Western Kentucky Hires Matt Myers As Head Coach

Western Kentucky announced Monday that it has hired Matt Myers as its head coach, replacing Chris Finwood, who left for Old Dominion. Myers spent the last four seasons as an assistant at WKU, including the last two as associate head coach. The Hilltoppers went with Myers over fellow finalist Tom Holliday, North Carolina State's associate head coach.

"As our search unfolded, it became clear that Matt Myers was the ideal person to serve as our next head baseball coach," WKU director of athletics Ross Bjork said in a release. "He clearly demonstrated that he has both the right attitude and the blueprint for success that our program needs moving forward. He has high level experience and a proven record of success at multiple levels as a student-athlete, assistant coach and head coach. He also has the respect of his peers, our student-athletes and our community, and no one knows and understands all facets of the WKU baseball program like Matt does."

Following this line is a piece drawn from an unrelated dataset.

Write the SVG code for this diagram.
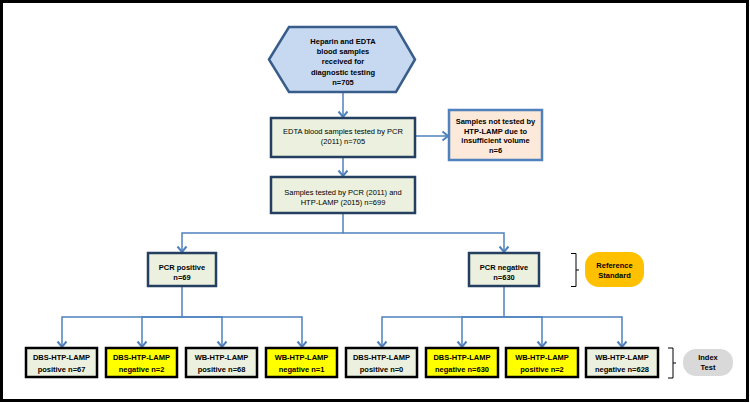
<svg xmlns="http://www.w3.org/2000/svg" width="750" height="403" viewBox="0 0 750 403">
<defs>
<style>
.t{font-family:"Liberation Sans",Arial,sans-serif;font-size:7.5px;text-anchor:middle;fill:#000}
.b{font-weight:bold}
.box{fill:#EBF1DE;stroke:#243F60;stroke-width:2.5}
.res{stroke:#000;stroke-width:2.5}
.g{fill:#EBF1DE}
.y{fill:#FFFF00}
.c{fill:none;stroke:#4F81BD;stroke-width:1.5}
.br{fill:none;stroke:#000;stroke-width:1}
</style>
<marker id="ah" markerUnits="userSpaceOnUse" markerWidth="12" markerHeight="12" viewBox="-7 -6 8 12" refX="0" refY="0" orient="auto">
<path d="M-5.5,-4.5 L0,0 L-5.5,4.5" fill="none" stroke="#4F81BD" stroke-width="2"/>
</marker>
</defs>
<rect x="0" y="0" width="750" height="403" fill="#fff"/>
<rect x="1.5" y="1.5" width="746" height="399" fill="none" stroke="#000" stroke-width="3"/>

<g id="connectors">
<line class="c" x1="343" y1="92" x2="343" y2="117" marker-end="url(#ah)"/>
<line class="c" x1="415" y1="136" x2="448" y2="136" marker-end="url(#ah)"/>
<line class="c" x1="343" y1="157" x2="343" y2="176" marker-end="url(#ah)"/>
<polyline class="c" points="343,213 343,233 182,233 182,252" marker-end="url(#ah)"/>
<polyline class="c" points="343,233 504,233 504,252" marker-end="url(#ah)"/>
<polyline class="c" points="182,286 182,317 62,317 62,347" marker-end="url(#ah)"/>
<polyline class="c" points="182,317 142,317 142,347" marker-end="url(#ah)"/>
<polyline class="c" points="182,317 222,317 222,347" marker-end="url(#ah)"/>
<polyline class="c" points="182,317 302,317 302,347" marker-end="url(#ah)"/>
<polyline class="c" points="504,286 504,317 382,317 382,347" marker-end="url(#ah)"/>
<polyline class="c" points="504,317 462,317 462,347" marker-end="url(#ah)"/>
<polyline class="c" points="504,317 542,317 542,347" marker-end="url(#ah)"/>
<polyline class="c" points="504,317 622,317 622,347" marker-end="url(#ah)"/>
</g>

<g id="start">
<polygon points="269,59.5 289,27 396,27 415,59.5 396,92 289,92" fill="#C6D9F1" stroke="#385D8A" stroke-width="2.5"/>
<text class="t b" x="343" y="44">Heparin and EDTA</text>
<text class="t b" x="343" y="54.2">blood samples</text>
<text class="t b" x="343" y="64.4">received for</text>
<text class="t b" x="343" y="74.6">diagnostic testing</text>
<text class="t b" x="343" y="84.8">n=705</text>
</g>

<g id="edta">
<rect class="box" x="271" y="118" width="144" height="39"/>
<text class="t" x="343" y="134">EDTA blood samples tested by PCR</text>
<text class="t" x="343" y="144">(2011) n=705</text>
</g>

<g id="excluded">
<rect x="449" y="110" width="93" height="50" fill="#FDE9D9" stroke="#4F81BD" stroke-width="2.5"/>
<text class="t b" x="495.5" y="124">Samples not tested by</text>
<text class="t b" x="495.5" y="133.5">HTP-LAMP due to</text>
<text class="t b" x="495.5" y="143">insufficient volume</text>
<text class="t b" x="495.5" y="152.5">n=6</text>
</g>

<g id="both">
<rect class="box" x="271" y="177" width="144" height="36"/>
<text class="t" x="343" y="195">Samples tested by PCR (2011) and</text>
<text class="t" x="343" y="204.5">HTP-LAMP (2015) n=699</text>
</g>

<g id="pcrpos">
<rect class="box" x="148" y="253" width="68" height="33"/>
<text class="t b" x="182" y="270">PCR positive</text>
<text class="t b" x="182" y="280">n=69</text>
</g>

<g id="pcrneg">
<rect class="box" x="469" y="253" width="70" height="33"/>
<text class="t b" x="504" y="270">PCR negative</text>
<text class="t b" x="504" y="280">n=630</text>
</g>

<g id="refstd">
<path class="br" d="M571,253.5 H576 V286.5 H571 M576,270 H579"/>
<rect x="585" y="252" width="59" height="35" rx="14" ry="14" fill="#FFC000"/>
<text class="t b" x="614.5" y="268">Reference</text>
<text class="t b" x="614.5" y="278">Standard</text>
</g>

<g id="r1">
<rect class="res g" x="26" y="348" width="71" height="29"/>
<text class="t b" x="61.5" y="360">DBS-HTP-LAMP</text>
<text class="t b" x="61.5" y="371.5">positive n=67</text>
</g>
<g id="r2">
<rect class="res y" x="106" y="348" width="71" height="29"/>
<text class="t b" x="141.5" y="360">DBS-HTP-LAMP</text>
<text class="t b" x="141.5" y="371.5">negative n=2</text>
</g>
<g id="r3">
<rect class="res g" x="186" y="348" width="71" height="29"/>
<text class="t b" x="221.5" y="360">WB-HTP-LAMP</text>
<text class="t b" x="221.5" y="371.5">positive n=68</text>
</g>
<g id="r4">
<rect class="res y" x="266" y="348" width="71" height="29"/>
<text class="t b" x="301.5" y="360">WB-HTP-LAMP</text>
<text class="t b" x="301.5" y="371.5">negative n=1</text>
</g>
<g id="r5">
<rect class="res g" x="346" y="348" width="71" height="29"/>
<text class="t b" x="381.5" y="360">DBS-HTP-LAMP</text>
<text class="t b" x="381.5" y="371.5">positive n=0</text>
</g>
<g id="r6">
<rect class="res y" x="426" y="348" width="72" height="29"/>
<text class="t b" x="462" y="360">DBS-HTP-LAMP</text>
<text class="t b" x="462" y="371.5">negative n=630</text>
</g>
<g id="r7">
<rect class="res y" x="506" y="348" width="72" height="29"/>
<text class="t b" x="542" y="360">WB-HTP-LAMP</text>
<text class="t b" x="542" y="371.5">positive n=2</text>
</g>
<g id="r8">
<rect class="res g" x="586" y="348" width="72" height="29"/>
<text class="t b" x="622" y="360">WB-HTP-LAMP</text>
<text class="t b" x="622" y="371.5">negative n=628</text>
</g>

<g id="index">
<path class="br" d="M668,348 H673 V378 H668 M673,363 H676"/>
<rect x="683" y="349" width="50" height="27" rx="13" ry="13" fill="#D9D9D9"/>
<text class="t b" x="708" y="359.5">Index</text>
<text class="t b" x="708" y="370">Test</text>
</g>
</svg>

Myers has 18 years of D-I experience as a head coach, assistant coach and player. A former pitcher at Tennessee, Myers spent four years as the head coach at UNC Asheville, winning Big South coach of the year honors in 2003, then spent three years as an assistant at Auburn before heading to WKU.

As WKU's pitching coach, Myers has overseen a staff that has finished in the top three in team ERA in the Sun Belt Conference in three of the last four seasons. And as the Hilltoppers' top recruiter, Myers has helped build a team that has reached regionals twice in the last four years, matching its total over the previous 89 seasons. WKU has produced 17 drafted players over the last three seasons, a manifestation of Myers' ability to find talent on the recruiting trail.

"I couldn't be happier to be the next head coach in a place that I want to be for a long time," Myers said in the release. "WKU is a special place and a special university and our program has so much potential. It is a great time to be a part of what is going on here."